• Given data
* * *
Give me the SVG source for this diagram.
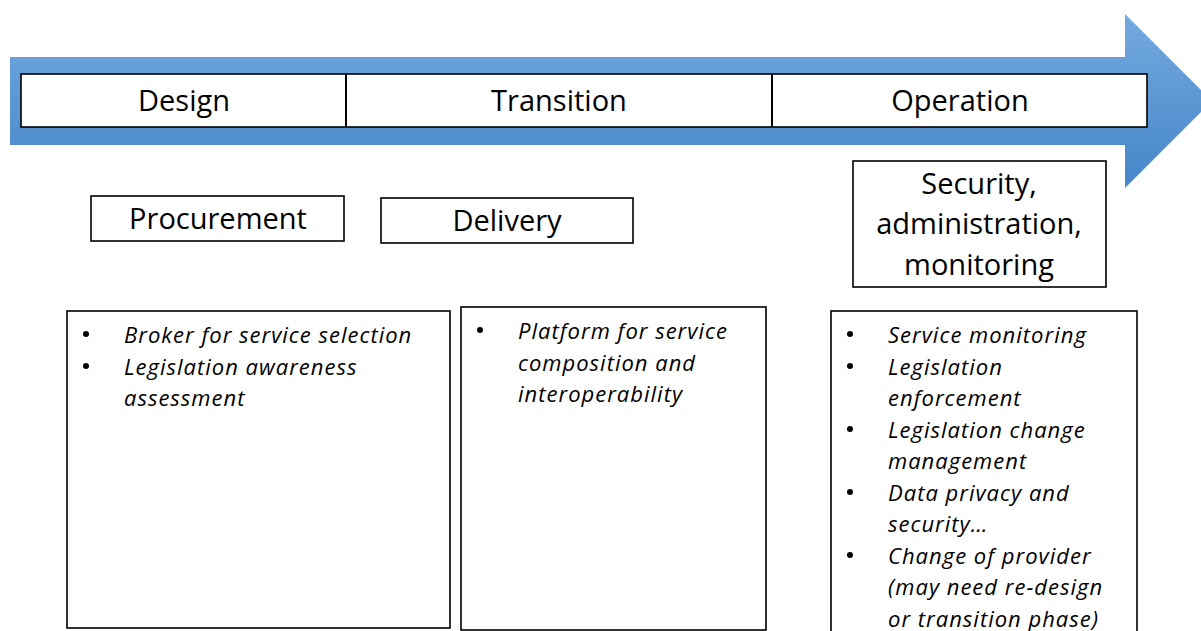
<svg xmlns="http://www.w3.org/2000/svg" width="1201" height="631" viewBox="0 0 1201 631">
  <style>
    .box { fill: #ffffff; stroke: #000000; stroke-width: 1.6; }
    .head { font-family: "Open Sans", "Noto Sans", sans-serif; font-size: 29px; fill: #000000; text-anchor: middle; }
    .item { font-family: "Open Sans", "Noto Sans", sans-serif; font-size: 22px; font-style: italic; letter-spacing: 1px; fill: #000000; }
    .dot { fill: #000000; }
  </style>
  <defs>
    <linearGradient id="arrowFill" gradientUnits="userSpaceOnUse" x1="0" y1="14" x2="0" y2="188">
      <stop offset="0" stop-color="#74aadf"/>
      <stop offset="1" stop-color="#4585c8"/>
    </linearGradient>
  </defs>

  <!-- timeline arrow -->
  <g id="timeline">
    <path d="M10,57 H1125 V14 L1212,101 L1125,188 V145 H10 Z" fill="url(#arrowFill)"/>
    <rect class="box" x="21" y="74" width="1126" height="53" stroke-width="2"/>
    <line x1="346" y1="74" x2="346" y2="127" stroke="#000" stroke-width="2"/>
    <line x1="772" y1="74" x2="772" y2="127" stroke="#000" stroke-width="2"/>
    <text class="head" x="184" y="111">Design</text>
    <text class="head" x="559" y="111">Transition</text>
    <text class="head" x="960" y="111">Operation</text>
  </g>

  <!-- phase activities -->
  <g id="procurement">
    <rect class="box" x="91" y="196" width="253" height="45"/>
    <text class="head" x="218" y="229">Procurement</text>
  </g>
  <g id="delivery">
    <rect class="box" x="381" y="198" width="252" height="45"/>
    <text class="head" x="507" y="231">Delivery</text>
  </g>
  <g id="security">
    <rect class="box" x="853" y="161" width="253" height="126"/>
    <text class="head" x="979" y="194">Security,</text>
    <text class="head" x="979" y="234">administration,</text>
    <text class="head" x="979" y="275">monitoring</text>
  </g>

  <!-- feature lists -->
  <g id="design-features">
    <rect class="box" x="67" y="311" width="383" height="317"/>
    <circle class="dot" cx="86" cy="334" r="3"/>
    <circle class="dot" cx="86" cy="366" r="3"/>
    <text class="item" x="124" y="343">Broker for service selection</text>
    <text class="item" x="124" y="374.5">Legislation awareness</text>
    <text class="item" x="124" y="406">assessment</text>
  </g>
  <g id="transition-features">
    <rect class="box" x="461" y="307" width="305" height="323"/>
    <circle class="dot" cx="480" cy="330" r="3"/>
    <text class="item" x="518" y="339">Platform for service</text>
    <text class="item" x="518" y="370.5">composition and</text>
    <text class="item" x="518" y="402">interoperability</text>
  </g>
  <g id="operation-features">
    <rect class="box" x="831" y="311" width="306" height="330"/>
    <circle class="dot" cx="850" cy="334" r="3"/>
    <circle class="dot" cx="850" cy="366" r="3"/>
    <circle class="dot" cx="850" cy="429" r="3"/>
    <circle class="dot" cx="850" cy="492" r="3"/>
    <circle class="dot" cx="850" cy="555" r="3"/>
    <text class="item" x="888" y="343">Service monitoring</text>
    <text class="item" x="888" y="374.5">Legislation</text>
    <text class="item" x="888" y="406">enforcement</text>
    <text class="item" x="888" y="437.5">Legislation change</text>
    <text class="item" x="888" y="469">management</text>
    <text class="item" x="888" y="500.5">Data privacy and</text>
    <text class="item" x="888" y="532">security…</text>
    <text class="item" x="888" y="563.5">Change of provider</text>
    <text class="item" x="888" y="595">(may need re-design</text>
    <text class="item" x="888" y="626.5">or transition phase)</text>
  </g>
</svg>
* * *
Copy the data exactly. Any picture it contains is to be omitted.

Give me the SVG source for this diagram.
<svg xmlns="http://www.w3.org/2000/svg" width="1201" height="631" viewBox="0 0 1201 631">
  <style>
    .box { fill: #ffffff; stroke: #000000; stroke-width: 1.6; }
    .head { font-family: "Open Sans", "Noto Sans", sans-serif; font-size: 29px; fill: #000000; text-anchor: middle; }
    .item { font-family: "Open Sans", "Noto Sans", sans-serif; font-size: 22px; font-style: italic; letter-spacing: 1px; fill: #000000; }
    .dot { fill: #000000; }
  </style>
  <defs>
    <linearGradient id="arrowFill" gradientUnits="userSpaceOnUse" x1="0" y1="14" x2="0" y2="188">
      <stop offset="0" stop-color="#74aadf"/>
      <stop offset="1" stop-color="#4585c8"/>
    </linearGradient>
  </defs>

  <!-- timeline arrow -->
  <g id="timeline">
    <path d="M10,57 H1125 V14 L1212,101 L1125,188 V145 H10 Z" fill="url(#arrowFill)"/>
    <rect class="box" x="21" y="74" width="1126" height="53" stroke-width="2"/>
    <line x1="346" y1="74" x2="346" y2="127" stroke="#000" stroke-width="2"/>
    <line x1="772" y1="74" x2="772" y2="127" stroke="#000" stroke-width="2"/>
    <text class="head" x="184" y="111">Design</text>
    <text class="head" x="559" y="111">Transition</text>
    <text class="head" x="960" y="111">Operation</text>
  </g>

  <!-- phase activities -->
  <g id="procurement">
    <rect class="box" x="91" y="196" width="253" height="45"/>
    <text class="head" x="218" y="229">Procurement</text>
  </g>
  <g id="delivery">
    <rect class="box" x="381" y="198" width="252" height="45"/>
    <text class="head" x="507" y="231">Delivery</text>
  </g>
  <g id="security">
    <rect class="box" x="853" y="161" width="253" height="126"/>
    <text class="head" x="979" y="194">Security,</text>
    <text class="head" x="979" y="234">administration,</text>
    <text class="head" x="979" y="275">monitoring</text>
  </g>

  <!-- feature lists -->
  <g id="design-features">
    <rect class="box" x="67" y="311" width="383" height="317"/>
    <circle class="dot" cx="86" cy="334" r="3"/>
    <circle class="dot" cx="86" cy="366" r="3"/>
    <text class="item" x="124" y="343">Broker for service selection</text>
    <text class="item" x="124" y="374.5">Legislation awareness</text>
    <text class="item" x="124" y="406">assessment</text>
  </g>
  <g id="transition-features">
    <rect class="box" x="461" y="307" width="305" height="323"/>
    <circle class="dot" cx="480" cy="330" r="3"/>
    <text class="item" x="518" y="339">Platform for service</text>
    <text class="item" x="518" y="370.5">composition and</text>
    <text class="item" x="518" y="402">interoperability</text>
  </g>
  <g id="operation-features">
    <rect class="box" x="831" y="311" width="306" height="330"/>
    <circle class="dot" cx="850" cy="334" r="3"/>
    <circle class="dot" cx="850" cy="366" r="3"/>
    <circle class="dot" cx="850" cy="429" r="3"/>
    <circle class="dot" cx="850" cy="492" r="3"/>
    <circle class="dot" cx="850" cy="555" r="3"/>
    <text class="item" x="888" y="343">Service monitoring</text>
    <text class="item" x="888" y="374.5">Legislation</text>
    <text class="item" x="888" y="406">enforcement</text>
    <text class="item" x="888" y="437.5">Legislation change</text>
    <text class="item" x="888" y="469">management</text>
    <text class="item" x="888" y="500.5">Data privacy and</text>
    <text class="item" x="888" y="532">security…</text>
    <text class="item" x="888" y="563.5">Change of provider</text>
    <text class="item" x="888" y="595">(may need re-design</text>
    <text class="item" x="888" y="626.5">or transition phase)</text>
  </g>
</svg>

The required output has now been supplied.